A serendipitous discovery of deaf zebra fish larvae has helped narrow down the function of an elusive protein necessary for hearing and balance. The work, led by Rockefeller University's A. James Hudspeth, suggests that hearing loss may arise from a faulty pathway that translates sound waves into electrical impulses the brain can understand.
"These zebrafish larvae were originally pegged for another study, but then we saw that one-fourth of them failed to respond to acoustic stimuli and made erratic spiraling movements,
and that suggested that they were born deaf," says first author Michelle R. Gleason, who spearheaded the project. "So we took this opportunity to examine what could be responsible for this extreme hearing loss."

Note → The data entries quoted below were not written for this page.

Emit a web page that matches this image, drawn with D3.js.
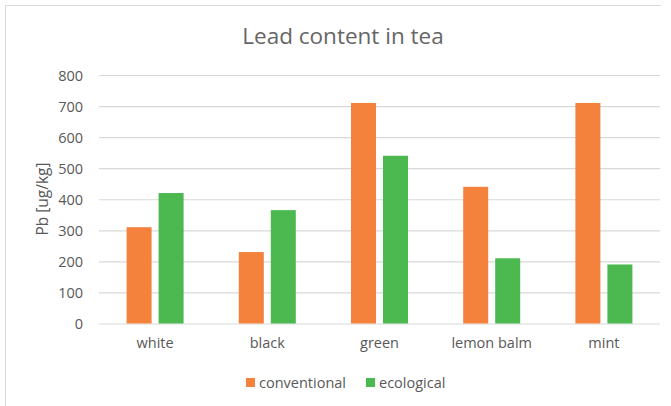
<!DOCTYPE html>
<html>
<head>
<meta charset="utf-8">
<script src="https://cdn.jsdelivr.net/npm/d3@7"></script>
<style>
  html, body { margin: 0; padding: 0; background: #fff; }
  svg { display: block; }
  text { font-family: "Open Sans", "Noto Sans", sans-serif; fill: #595959; }
</style>
</head>
<body>
<svg id="chart" width="671" height="406"></svg>
<script>
// Tea types and the two cultivation series (Pb, ug/kg)
const categories = ["white", "black", "green", "lemon balm", "mint"];
const seriesNames = ["conventional", "ecological"];
const conventional = [310, 230, 710, 440, 710];
const ecological = [420, 365, 540, 210, 190];
const yTicks = [0, 100, 200, 300, 400, 500, 600, 700, 800];
const colors = { conventional: "#F4813C", ecological: "#4BB850" };

const rows = categories.map((c, i) => ({ category: c, conventional: conventional[i], ecological: ecological[i] }));

const svg = d3.select("#chart");
const W = 671, H = 406;
const plot = { left: 99, right: 660, top: 75, bottom: 323.5 };

// Outer chart-area frame (left and top edges visible)
svg.append("path")
  .attr("d", `M5.5,${H} L5.5,5.5 L661,5.5`)
  .attr("fill", "none")
  .attr("stroke", "#d9d9d9")
  .attr("stroke-width", 1);

const x = d3.scaleBand()
  .domain(categories)
  .range([plot.left, plot.right])
  .paddingInner(0.492)
  .paddingOuter(0.246);

const xs = d3.scaleBand()
  .domain(seriesNames)
  .range([0, x.bandwidth()])
  .paddingInner(0.21875);

const y = d3.scaleLinear()
  .domain([0, 800])
  .range([plot.bottom, plot.top]);

// Horizontal gridlines + tick labels
const yAxis = d3.axisLeft(y)
  .tickValues(yTicks)
  .tickSize(-(plot.right - plot.left))
  .tickPadding(16);

const gy = svg.append("g")
  .attr("transform", `translate(${plot.left},0)`)
  .call(yAxis);
gy.select(".domain").remove();
gy.selectAll(".tick line").attr("stroke", "#d9d9d9").attr("stroke-width", 1.2);
gy.selectAll(".tick text")
  .attr("fill", "#595959")
  .style("font-size", "14.5px")
  .attr("dy", "0.35em");

// Bars
const groups = svg.append("g").selectAll("g")
  .data(rows)
  .join("g")
  .attr("transform", d => `translate(${x(d.category)},0)`);

groups.selectAll("rect")
  .data(d => seriesNames.map(k => ({ key: k, value: d[k] })))
  .join("rect")
  .attr("x", d => xs(d.key))
  .attr("width", xs.bandwidth())
  .attr("y", d => y(d.value))
  .attr("height", d => y(0) - y(d.value))
  .attr("fill", d => colors[d.key]);

// Category axis labels
const xAxis = d3.axisBottom(x).tickSize(0).tickPadding(14);
const gx = svg.append("g")
  .attr("transform", `translate(0,${plot.bottom})`)
  .call(xAxis);
gx.select(".domain").remove();
gx.selectAll(".tick text")
  .attr("fill", "#595959")
  .style("font-size", "14.5px");

// Title
svg.append("text")
  .attr("x", 343)
  .attr("y", 44)
  .attr("text-anchor", "middle")
  .style("font-size", "22.5px")
  .style("fill", "#666666")
  .text("Lead content in tea");

// Y axis title
svg.append("text")
  .attr("transform", `translate(48,199) rotate(-90)`)
  .attr("text-anchor", "middle")
  .style("font-size", "15.5px")
  .text("Pb [ug/kg]");

// Legend
const legendItems = [
  { key: "conventional", x: 246 },
  { key: "ecological", x: 366 }
];
const lg = svg.append("g").selectAll("g")
  .data(legendItems)
  .join("g")
  .attr("transform", d => `translate(${d.x},378)`);
lg.append("rect")
  .attr("width", 9)
  .attr("height", 9)
  .attr("fill", d => colors[d.key]);
lg.append("text")
  .attr("x", 13)
  .attr("y", 4.5)
  .attr("dy", "0.35em")
  .style("font-size", "14.5px")
  .text(d => d.key);
</script>
</body>
</html>
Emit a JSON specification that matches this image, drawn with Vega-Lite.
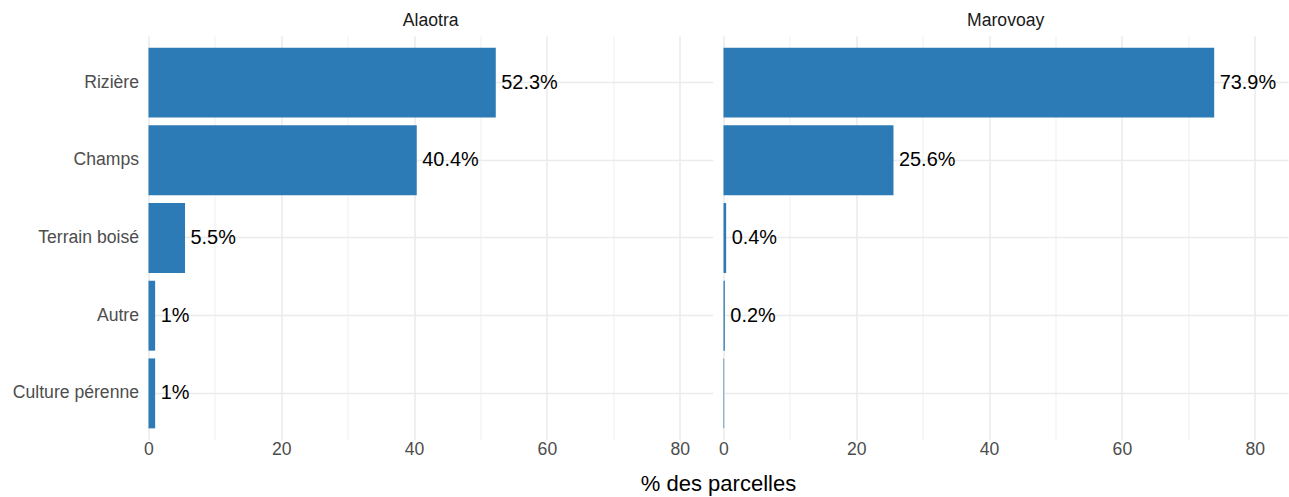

At first, Gleason and Hudspeth, head of the Laboratory of Sensory Neuroscience and a Howard Hughes Medical Institute investigator, didn't detect any structural defects in the zebra fish's inner ear, which houses sound sensors called hair cells. The cells are adorned with height-ordered hair-like projections called stereocilia, which, when deflected toward the tallest member, set in motion a series of events that decodes sounds into a neural code. "It was such a clean phenotype," says Gleason. "Everything about the mutants' inner ear seemed normal."
But something was clearly amiss. Even though the deaf zebra fish had hair cells, several tests used to measure their presence and function made it seem as if these hair cells might as well not be there.
By comparing the genomes of normal zebra fish and the deaf ones, the team mapped the affected DNA and then zeroed in on the precise gene, which encodes for the protein Tmie. The gene had two mutations, resulting in a severely shortened protein that affected the function of the hair-like sensors, leading to hearing loss.
Using powerful electron microscopy techniques, Gleason and her colleagues confirmed previous findings in mice studies that showed abnormalities in the hair cells. The deaf zebra fish had fewer and shorter kinocilia as well as a reduced number of stereocillia. But the researchers also found that the tips of the stereocilia were much thinner than normal stereocilia and lacked a tethering protein that connects one stereocilium to the next. The findings, says Gleason, suggest that Tmie plays a bigger role in the transmission of sound than previously thought.
"At the ultra-structural level, we specifically show that these mutant defects map to a very specific cog in the transduction machinery," says Gleason. "And that's exciting because we now have a clearer target for therapy.